Iron That Swims

 •  2 min. read  •  grade level: 3
Listen from:
He cuts down that stick and casts it in the very place where I lost my "ax head." I am the only one who can tell Him. It is my own experience. But do I have anything to do with what takes place next? No, not a bit. A miracle happens. The iron comes to the surface. Yet the story doesn't say that. It says, "The iron did swim."
Why does it say iron instead of ax head? Because iron has a nature that doesn't swim. But the iron did swim-it is the law of the principle of the spirit of life in Christ Jesus. It has set me free from the principle of sin and death. It is an entirely new law not known before. Could man explain how a piece of iron could swim? Never! It doesn't belong to the old line of things at all; it is a new thing.
I still have the same identity I had as a man before, but the old nature is gone. My identity with sin in the flesh is gone. I may allow it to come out again, but that is why Romans says, "Reckon ye also yourselves to be dead indeed unto sin." Practically, by faith, take the place you are in; that is what Romans tells us, because the man is still struggling. In Colossians he says, "Ye are dead." Then he sets a positive fact before them-life.
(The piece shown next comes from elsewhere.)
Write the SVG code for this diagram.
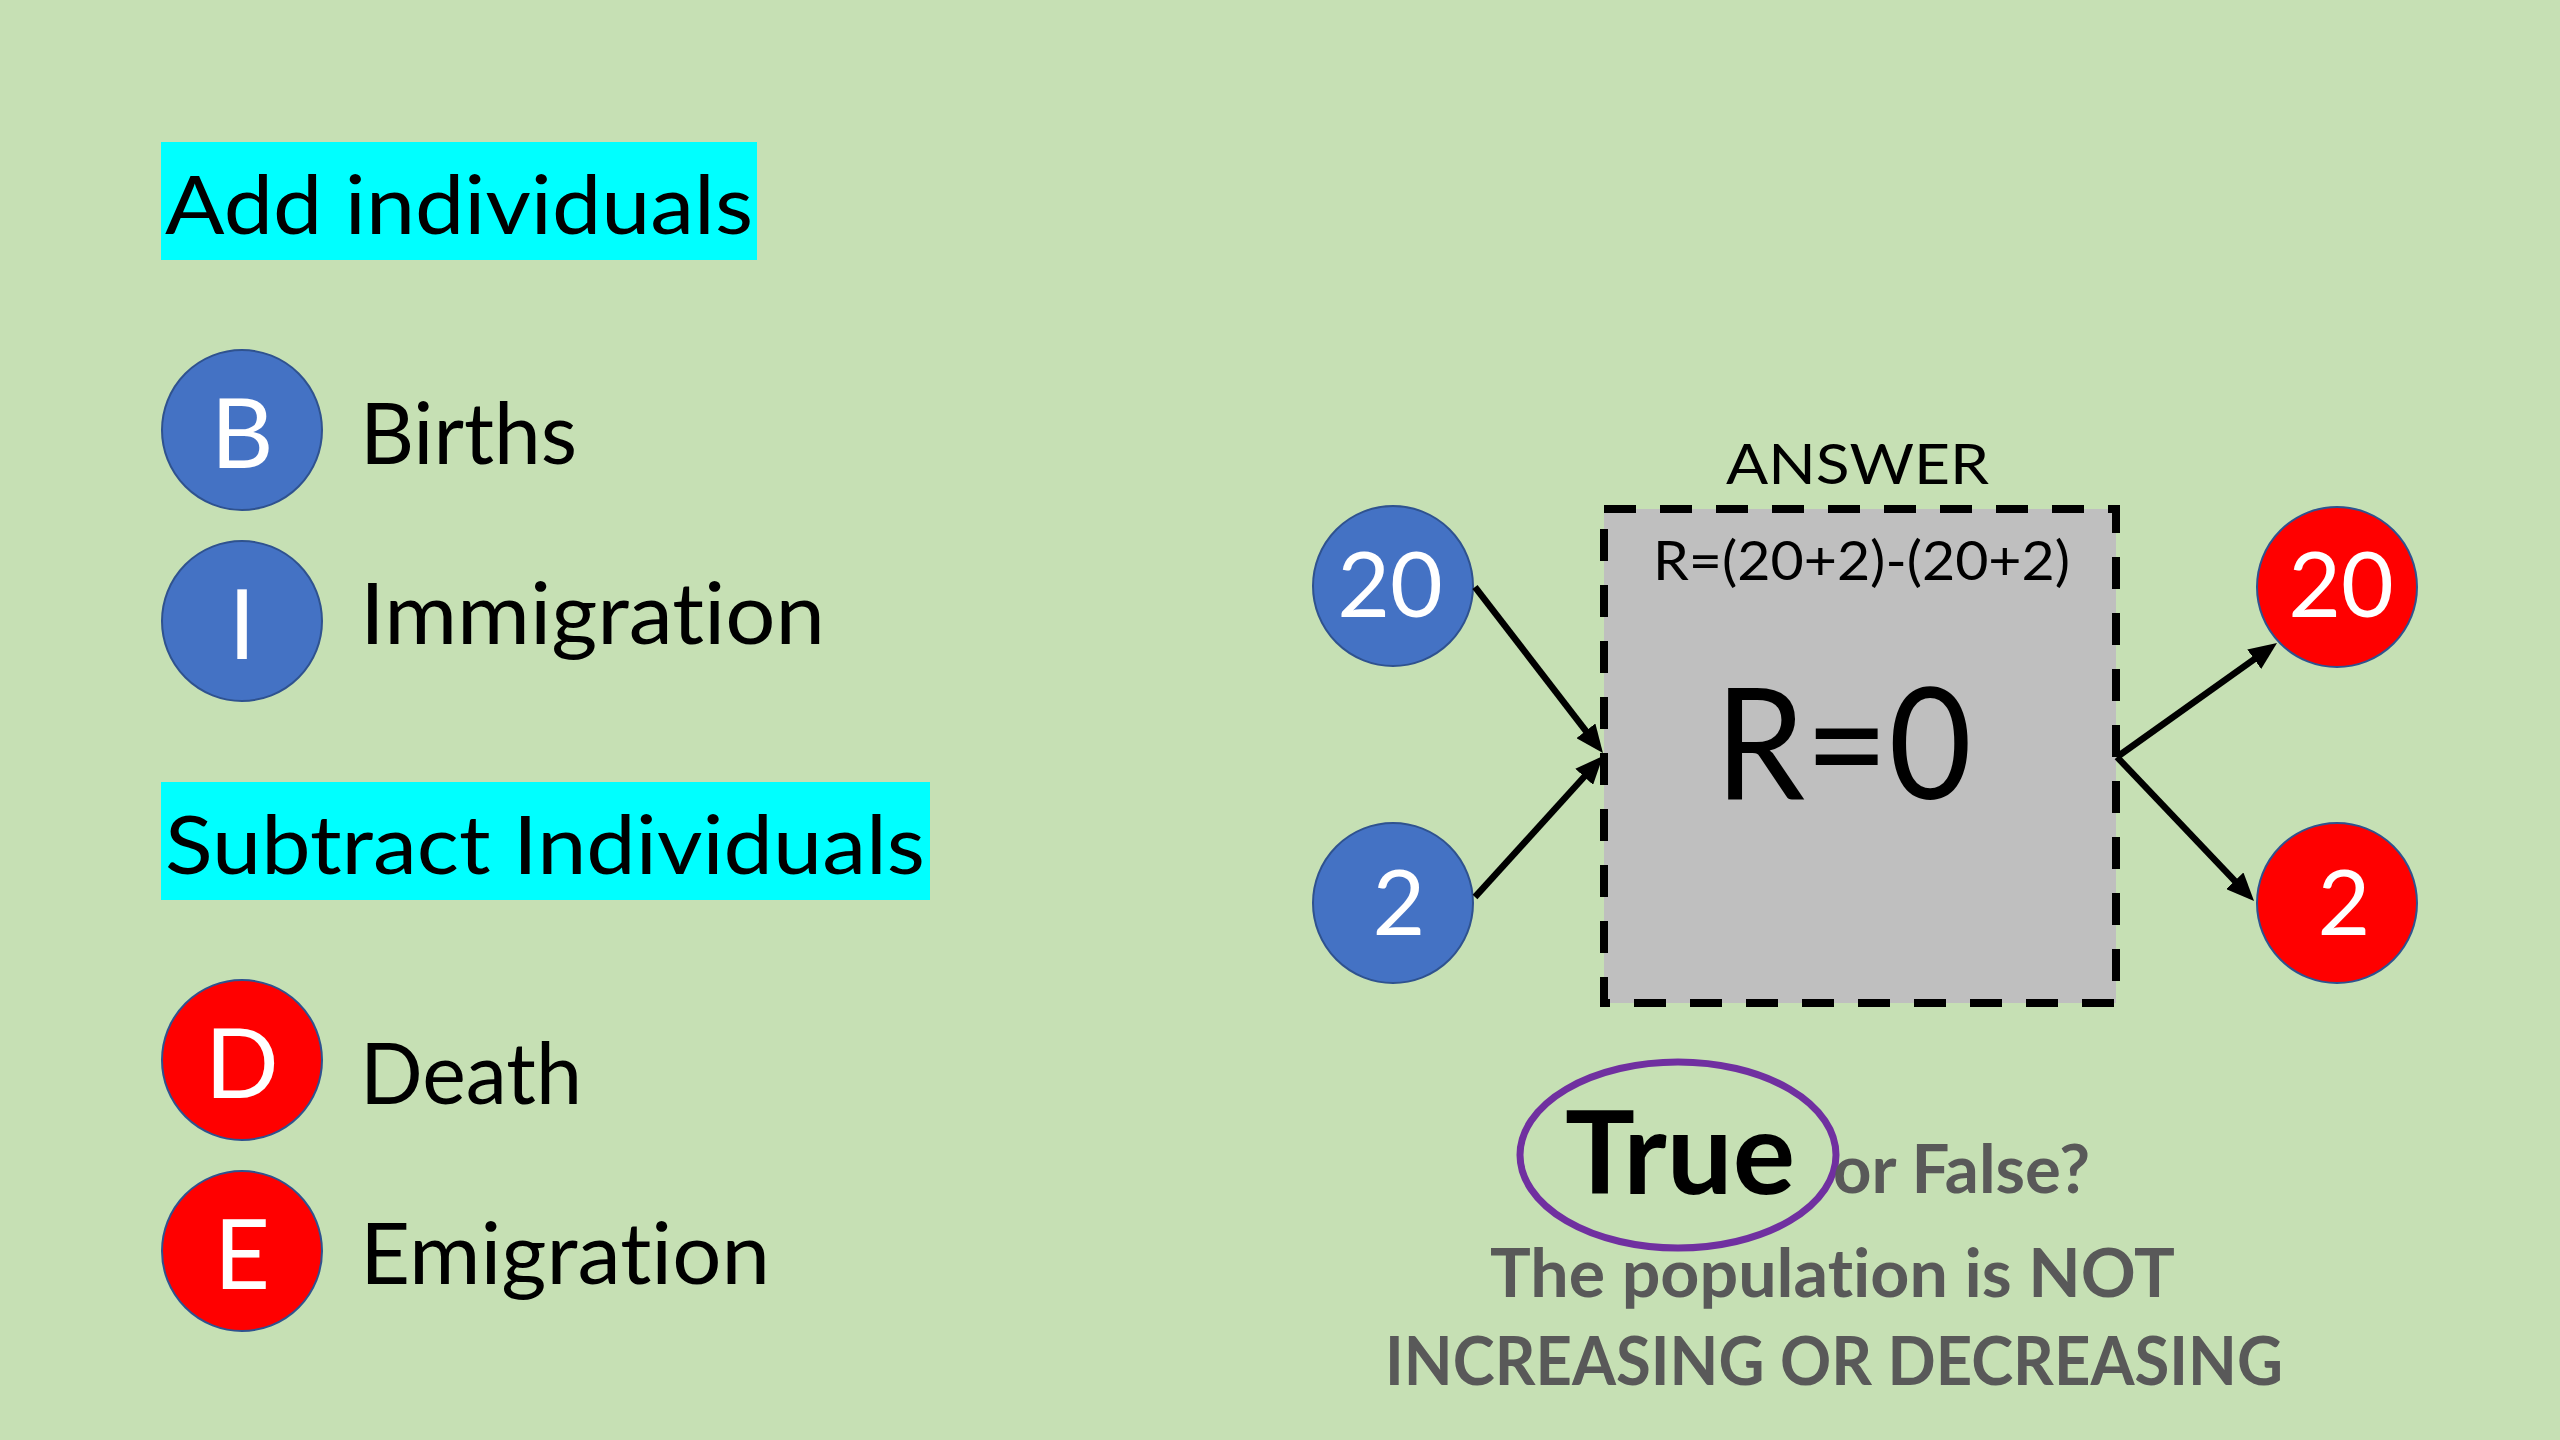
<svg xmlns="http://www.w3.org/2000/svg" width="2560" height="1440" viewBox="0 0 2560 1440">
<defs>
<style>
text{font-variant-ligatures:none;font-feature-settings:"liga" 0,"dlig" 0}
.t{font-family:Lato,"Open Sans","Liberation Sans",sans-serif;fill:#000}
.w{font-family:Lato,"Open Sans","Liberation Sans",sans-serif;fill:#fff;text-anchor:middle}
.g{font-family:Lato,"Open Sans","Liberation Sans",sans-serif;fill:#595959;font-weight:bold}
.blue{fill:#4472C4;stroke:#2F528F;stroke-width:2}
.red{fill:#FF0000;stroke:#2F528F;stroke-width:2}
.hl{fill:#00FFFF}
.arr{stroke:#000;stroke-width:6.5;fill:none;marker-end:url(#ah)}
</style>
<marker id="ah" viewBox="0 0 28 24" refX="14" refY="12" markerWidth="28" markerHeight="24" markerUnits="userSpaceOnUse" orient="auto">
<path d="M0,0 L28,12 L0,24 z" fill="#000"/>
</marker>
</defs>
<rect width="2560" height="1440" fill="#C6E0B4"/>

<g id="add-heading">
<rect class="hl" x="161" y="142" width="596" height="118"/>
<text class="t" x="165" y="234" font-size="82" textLength="588" lengthAdjust="spacingAndGlyphs">Add individuals</text>
</g>
<g id="node-B">
<circle class="blue" cx="242" cy="430" r="80"/>
<text class="w" x="242" y="468" font-size="97">B</text>
<text class="t" x="360" y="464" font-size="85" textLength="217" lengthAdjust="spacingAndGlyphs">Births</text>
</g>
<g id="node-I">
<circle class="blue" cx="242" cy="621" r="80"/>
<text class="w" x="242" y="659" font-size="97">I</text>
<text class="t" x="360" y="644" font-size="85" textLength="465" lengthAdjust="spacingAndGlyphs">Immigration</text>
</g>
<g id="subtract-heading">
<rect class="hl" x="161" y="782" width="769" height="118"/>
<text class="t" x="165" y="874" font-size="82" textLength="760" lengthAdjust="spacingAndGlyphs">Subtract Individuals</text>
</g>
<g id="node-D">
<circle class="red" cx="242" cy="1060" r="80"/>
<text class="w" x="242" y="1098" font-size="97">D</text>
<text class="t" x="360" y="1104" font-size="85" textLength="222" lengthAdjust="spacingAndGlyphs">Death</text>
</g>
<g id="node-E">
<circle class="red" cx="242" cy="1251" r="80"/>
<text class="w" x="242" y="1289" font-size="97">E</text>
<text class="t" x="360" y="1284" font-size="85" textLength="410" lengthAdjust="spacingAndGlyphs">Emigration</text>
</g>

<g id="answer-box">
<text class="t" x="1726" y="484" font-size="57" textLength="263" lengthAdjust="spacingAndGlyphs">ANSWER</text>
<rect x="1604" y="509" width="512" height="494" fill="#BFBFBF" stroke="#000" stroke-width="8" stroke-dasharray="32 24"/>
<text class="t" x="1653" y="580" font-size="55" textLength="417" lengthAdjust="spacingAndGlyphs">R=(20+2)-(20+2)</text>
<text class="t" x="1715" y="799" font-size="155" textLength="257" lengthAdjust="spacingAndGlyphs">R=0</text>
</g>

<g id="in-20">
<circle class="blue" cx="1393" cy="586" r="80"/>
<text class="w" x="1390" y="617" font-size="91">20</text>
</g>
<g id="in-2">
<circle class="blue" cx="1393" cy="903" r="80"/>
<text class="w" x="1399" y="935" font-size="91">2</text>
</g>
<g id="out-20">
<circle class="red" cx="2337" cy="587" r="80"/>
<text class="w" x="2341" y="617" font-size="91">20</text>
</g>
<g id="out-2">
<circle class="red" cx="2337" cy="903" r="80"/>
<text class="w" x="2344" y="935" font-size="91">2</text>
</g>

<g id="connectors">
<line class="arr" x1="1475" y1="587" x2="1594.4" y2="741.9"/>
<line class="arr" x1="1475" y1="897" x2="1593.6" y2="766.4"/>
<line class="arr" x1="2117" y1="757" x2="2265.6" y2="651.1"/>
<line class="arr" x1="2117" y1="757" x2="2244.4" y2="890.9"/>
</g>

<g id="true-false">
<text class="t" x="1565" y="1194" font-size="114" font-weight="bold" textLength="230" lengthAdjust="spacingAndGlyphs">True</text>
<ellipse cx="1678" cy="1155" rx="158" ry="93" fill="none" stroke="#7030A0" stroke-width="7"/>
<text class="g" x="1833" y="1193" font-size="66" textLength="257" lengthAdjust="spacingAndGlyphs">or False?</text>
<text class="g" x="1490" y="1297" font-size="66" textLength="685" lengthAdjust="spacingAndGlyphs">The population is NOT</text>
<text class="g" x="1385" y="1385" font-size="66" textLength="898" lengthAdjust="spacingAndGlyphs">INCREASING OR DECREASING</text>
</g>
</svg>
In Rom. 7 the man is still struggling; he is still trying to build himself a place by Jordan where he may rest, where he may dwell, and so the exhortation in Romans is, "Reckon... yourselves... dead." Do I need that exhortation for my soul? Do you need it for your soul? Are we still struggling or are our souls at rest? Are we resting in the full work of Christ? We are not to be occupied with our former manner of life in the flesh. In Christ is where I find joy. We need to be exercised about these things, each one, before the Lord.